Allocation processes favor customers with existing relationships and long-term purchase commitments. The secondary market for B200 compute has emerged, though at significant premiums over list pricing. Organizations unable to secure B200 allocations continue relying on H200 infrastructure, with the B200-H200 performance gap motivating patience in waiting for allocation.
Geopolitical factors add complexity. US export controls restrict advanced chip shipments to certain markets, including China, creating parallel markets for controlled components. This fragmentation affects global pricing and availability patterns, with some regions experiencing scarcity while others see adequate supply.
AMD MI400 Competition
NVIDIA's primary competitor, AMD, continues developing the MI400 series targeting AI training workloads. Based on CDNA 4 architecture, the MI400 promises competitive memory bandwidth and compute density, with AMD claiming performance within 15-20% of equivalent B200 configurations.
AMD's value proposition rests on software ecosystem maturity. ROCm, AMD's compute stack, has improved significantly but remains less mature than CUDA. Organizations with existing CUDA investments face switching costs that often outweigh potential hardware savings. The MI400 appeals most to new entrants building infrastructure without legacy software dependencies.

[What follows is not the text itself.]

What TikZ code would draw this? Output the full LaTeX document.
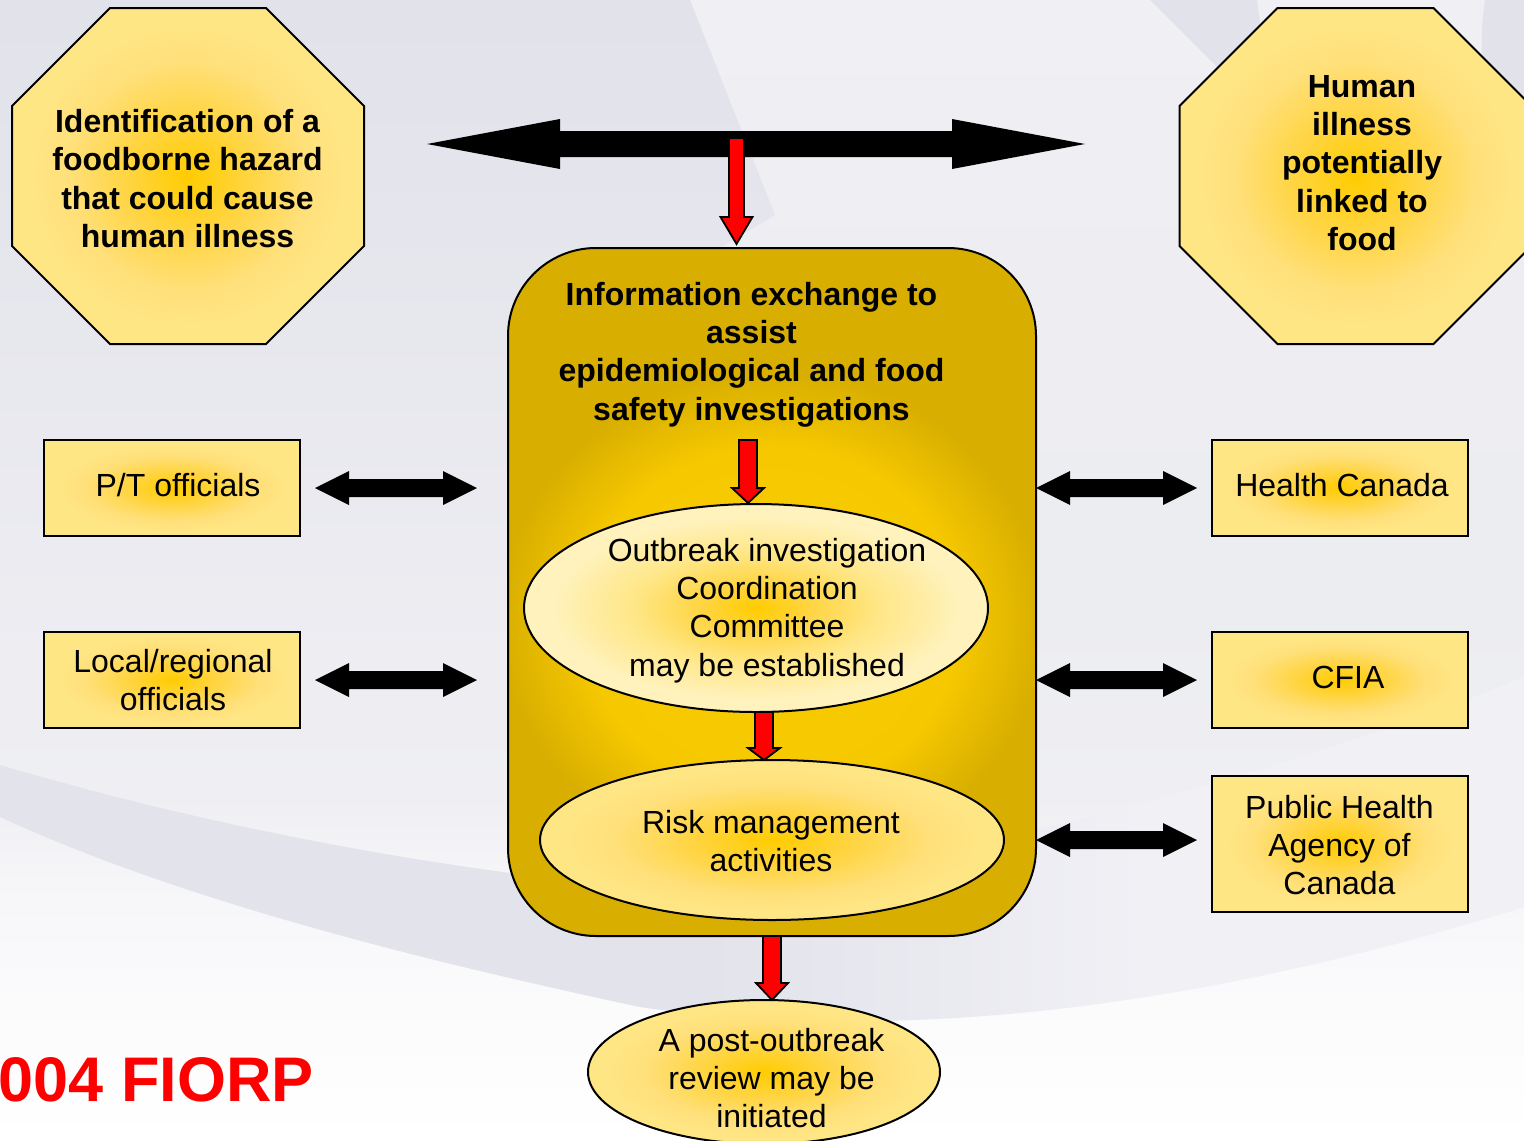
\documentclass[tikz,border=0pt]{standalone}
\usepackage{fontspec}
\setmainfont{Liberation Sans}
\usetikzlibrary{calc,shapes.geometric}
\definecolor{wedge}{HTML}{E1E2EA}
\definecolor{basec}{HTML}{EDEDF2}
\definecolor{basetop}{HTML}{F0F0F4}
\definecolor{basemid}{HTML}{ECEDF1}
\definecolor{lowz}{HTML}{EFEFF3}
\definecolor{lowa}{HTML}{F6F6F9}
\definecolor{lowb}{HTML}{FBFBFC}
\definecolor{bandl}{HTML}{E2E3EB}
\definecolor{bandr}{HTML}{F0F0F5}
\definecolor{gold}{HTML}{FFCC00}
\definecolor{goldb}{HTML}{FFD544}
\definecolor{goldc}{HTML}{FFE07A}
\definecolor{goldd}{HTML}{FFE685}
\definecolor{pale}{HTML}{FFF2BD}
\definecolor{boxa}{HTML}{F9CC00}
\definecolor{boxb}{HTML}{F5C800}
\definecolor{boxc}{HTML}{D8AE00}
\pgfdeclareradialshading{glowY}{\pgfpoint{0bp}{0bp}}{color(0bp)=(gold);color(9bp)=(goldb);color(17bp)=(goldc);color(23bp)=(goldd);color(50bp)=(goldd)}
\pgfdeclareradialshading{glowP}{\pgfpoint{0bp}{0bp}}{color(0bp)=(gold);color(6bp)=(goldb);color(13bp)=(goldd);color(22bp)=(pale);color(50bp)=(pale)}
\pgfdeclareradialshading{glowB}{\pgfpoint{0bp}{0bp}}{color(0bp)=(boxa);color(18bp)=(boxb);color(26bp)=(boxc);color(50bp)=(boxc)}
\pgfdeclareverticalshading{pagebg}{100bp}{color(0bp)=(white);color(25bp)=(white);color(31bp)=(lowb);color(36.4bp)=(lowa);color(40bp)=(lowz);color(48.7bp)=(basemid);color(61.8bp)=(basec);color(75bp)=(basetop);color(100bp)=(basetop)}
\pgfdeclareverticalshading{wedgebg}{100bp}{color(0bp)=(basec);color(28bp)=(basec);color(75bp)=(wedge);color(100bp)=(wedge)}
\pgfdeclarehorizontalshading{bandbg}{100bp}{color(0bp)=(bandl);color(48bp)=(bandl);color(62.5bp)=(bandr);color(100bp)=(bandr)}
\tikzset{
 x=0.5pt,y=-0.5pt,
 shape line/.style={draw=black,line width=1pt,outer sep=0pt,inner sep=0pt},
 glowbox/.style={shape line,rectangle,shade,shading=glowY,minimum width=128pt},
 octframe/.style={rectangle,inner sep=0pt,outer sep=0pt,minimum width=176pt,minimum height=168pt},
 txt/.style={font=\fontsize{16}{19.2}\selectfont,align=center,inner sep=0pt,text=black},
 btxt/.style={txt,font=\fontsize{16}{19.2}\selectfont\bfseries},
 redblock/.style={fill=red,draw=black,line width=0.9pt,miter limit=10},
 blackblock/.style={fill=black},
}
% #1 node name: the octagon is cut 49pt from each corner of the frame
\newcommand\octagon[1]{\path[draw=black,line width=1pt,shade,shading=glowY]
 ($(#1.north west)+(98,0)$) -- ($(#1.north east)+(-98,0)$) -- ($(#1.north east)+(0,98)$) -- ($(#1.south east)+(0,-98)$)
 -- ($(#1.south east)+(-98,0)$) -- ($(#1.south west)+(98,0)$) -- ($(#1.south west)+(0,-98)$) -- ($(#1.north west)+(0,98)$) -- cycle;}
% #1 start, #2 tip, #3 head length, #4 head half width, #5 shaft half width
\newcommand\downblock[5]{\path[redblock] let \p1=(#1),\p2=(#2) in
 (\x1-#5,\y1) -- (\x1+#5,\y1) -- (\x1+#5,\y2+#3) -- (\x1+#4,\y2+#3) -- (\x1,\y2) -- (\x1-#4,\y2+#3) -- (\x1-#5,\y2+#3) -- cycle;}
\newcommand\twoway[5]{\path[blackblock] let \p1=(#1),\p2=(#2) in
 (\x1,\y1) -- (\x1+#3,\y1+#4) -- (\x1+#3,\y1+#5) -- (\x2-#3,\y1+#5) -- (\x2-#3,\y1+#4) -- (\x2,\y1)
 -- (\x2-#3,\y1-#4) -- (\x2-#3,\y1-#5) -- (\x1+#3,\y1-#5) -- (\x1+#3,\y1-#4) -- cycle;}
\begin{document}
\begin{tikzpicture}
\clip (0,0) rectangle (1524,1140);
% backdrop
\path[shade,shading=pagebg] (0,0) rectangle (1524,1140);
\path[shade,shading=wedgebg] (0,0) -- (690,0) -- (775,215) -- (700,260) -- (700,700) -- (0,700) -- cycle;
\path[fill=wedge] (1150,0) -- (1225,75) -- (1262,40) .. controls (1260,25) and (1259,12) .. (1257,0) -- cycle;
\path[fill=wedge] (1485,0) .. controls (1480,35) and (1480,60) .. (1490,100) -- (1524,120) -- (1524,0) -- cycle;
\path[shade,shading=bandbg] (0,765) .. controls (170,815) and (340,850) .. (510,873)
  .. controls (680,905) and (900,870) .. (1036,830) .. controls (1200,790) and (1370,740) .. (1524,677)
  -- (1524,907) .. controls (1370,955) and (1200,995) .. (1030,1012)
  .. controls (900,1025) and (760,1025) .. (640,1007) .. controls (420,960) and (180,900) .. (0,817) -- cycle;
% shapes
\node[octframe] (o1) at (188,176) {};
\node[octframe] (o2) at (1355.5,176) {};
\octagon{o1}
\octagon{o2}
\node[shape line,rectangle,rounded corners=44pt,fill=boxc,minimum width=264pt,minimum height=344pt] (box) at (772,592) {};
\path[shade,shading=glowB] (510,380) rectangle (1034,860);
\node[glowbox,minimum height=48pt] (pt) at (172,488) {};
\node[glowbox,minimum height=48pt] (loc) at (172,680) {};
\node[glowbox,minimum height=48pt] (hc) at (1340,488) {};
\node[glowbox,minimum height=48pt] (cfia) at (1340,680) {};
\node[glowbox,minimum height=68pt] (phac) at (1340,844) {};
\node[shape line,ellipse,shade,shading=glowP,minimum width=232pt,minimum height=104pt] (e1) at (756,608) {};
\node[shape line,ellipse,shade,shading=glowY,minimum width=232pt,minimum height=80pt] (e2) at (772,840) {};
\node[shape line,ellipse,shade,shading=glowY,minimum width=176pt,minimum height=72pt] (e3) at (764,1072) {};
% text
\node[btxt] (o1t) at (187.5,178.5) {Identification of a\\foodborne hazard\\that could cause\\human illness};
\node[btxt] (o2t) at (1362,163) {Human\\illness\\potentially\\linked to\\food};
\node[btxt] (boxt) at (751.5,354.5) {Information exchange to\\assist\\epidemiological and food\\safety investigations};
\node[txt] (e1t) at (767,610.5) {Outbreak investigation\\Coordination\\Committee\\may be established};
\node[txt] (e2t) at (771,841) {Risk management\\activities};
\node[txt] (e3t) at (771.5,1078) {A post-outbreak\\review may be\\initiated};
\node[txt] (ptt) at (178,485) {P/T officials};
\node[txt] (loct) at (173,680) {Local/regional\\officials};
\node[txt] (hct) at (1342,485) {Health Canada};
\node[txt] (cfiat) at (1348,677) {CFIA};
\node[txt] (phact) at (1339.5,845) {Public Health\\Agency of\\Canada};
\node[inner sep=0pt,anchor=east,text=red,font=\fontsize{31.5}{38}\selectfont\bfseries] (fiorp) at (314,1080) {004 FIORP};
% connectors
\coordinate (bigL) at ($(o1.east)+(63,-32)$);
\coordinate (bigR) at ($(o2.west)+(-94.5,-32)$);
\twoway{bigL}{bigR}{66.5pt}{12.5pt}{6.5pt}
\coordinate (r1s) at (736.5,138);
\coordinate (r1t) at ($(736.5,0 |- box.north)+(0,-4)$);
\downblock{r1s}{r1t}{13.5pt}{8pt}{3.75pt}
\coordinate (r2s) at (748,440);
\coordinate (r2t) at ($(748,0 |- e1.north)+(0,-1)$);
\downblock{r2s}{r2t}{7.5pt}{8pt}{4.5pt}
\coordinate (r3s) at (764,0 |- e1.south);
\coordinate (r3t) at (764,0 |- e2.north);
\downblock{r3s}{r3t}{6pt}{8pt}{4.5pt}
\coordinate (r4s) at (box.south);
\coordinate (r4t) at (box.south |- e3.north);
\downblock{r4s}{r4t}{8.5pt}{8pt}{4.5pt}
\twoway{$(pt.east)+(15,0)$}{$(box.west |- pt.east)+(-31,0)$}{17pt}{8.5pt}{4.5pt}
\twoway{$(loc.east)+(15,0)$}{$(box.west |- loc.east)+(-31,0)$}{17pt}{8.5pt}{4.5pt}
\twoway{$(box.east |- hc.west)+(0,0)$}{$(hc.west)+(-15,0)$}{17pt}{8.5pt}{4.5pt}
\twoway{$(box.east |- cfia.west)+(0,0)$}{$(cfia.west)+(-15,0)$}{17pt}{8.5pt}{4.5pt}
\twoway{$(box.east |- phac.west)+(0,-4)$}{$(phac.west)+(-15,-4)$}{17pt}{8.5pt}{4.5pt}
\end{tikzpicture}
\end{document}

Cloud provider diversification efforts also favor AMD. Microsoft, Google, and Amazon have all announced plans to expand AMD GPU deployments, motivated by both competitive pricing and supply chain resilience. This diversification reduces dependence on single suppliers while creating negotiating leverage with NVIDIA.
Data Center Infrastructure Considerations
The B200's 1000W thermal design power presents data center challenges. Power delivery, cooling capacity, and physical rack density all require updates for B200 deployment. Many existing data centers designed for H100-class GPUs require infrastructure upgrades before B200 installation, adding hidden costs to hardware acquisition.
Liquid cooling adoption is accelerating in response to B200 thermal requirements. Direct liquid cooling (DLC) and rear-door heat exchangers are becoming standard for new AI infrastructure deployments. Organizations with air-cooled facilities face capital decisions about cooling system upgrades or constrained deployment to compatible facilities.
Network infrastructure also demands attention. Distributed training across multiple servers requires high-bandwidth, low-latency interconnects. InfiniBand 400Gb/s and enhanced Ethernet solutions provide necessary fabric, but networking equipment costs can approach 20-30% of total infrastructure investment for large-scale clusters.
The Path Forward
The B200 generation marks continued progress in AI compute capability, but raw performance tells only part of the story. Practical deployment requires consideration of availability, ecosystem maturity, infrastructure compatibility, and total cost of ownership. The H200 remains a capable platform for organizations unable to access B200 supply, with the performance gap narrowing as optimization techniques mature.
Looking ahead, NVIDIA's roadmap includes further Blackwell variants and the next-generation Rubin architecture, scheduled for 2027. This progression suggests continued annual improvements in AI compute, challenging organizations to balance adoption of cutting-edge technology against infrastructure investment cycles.
For most organizations, the optimal strategy involves pragmatic assessment of current needs against available options. The B200 represents the performance frontier, but the H200 delivers meaningful capability for most workloads. Strategic procurement, intelligent workload routing, and hybrid approaches combining different hardware generations optimize both performance and cost as AI infrastructure continues its rapid evolution.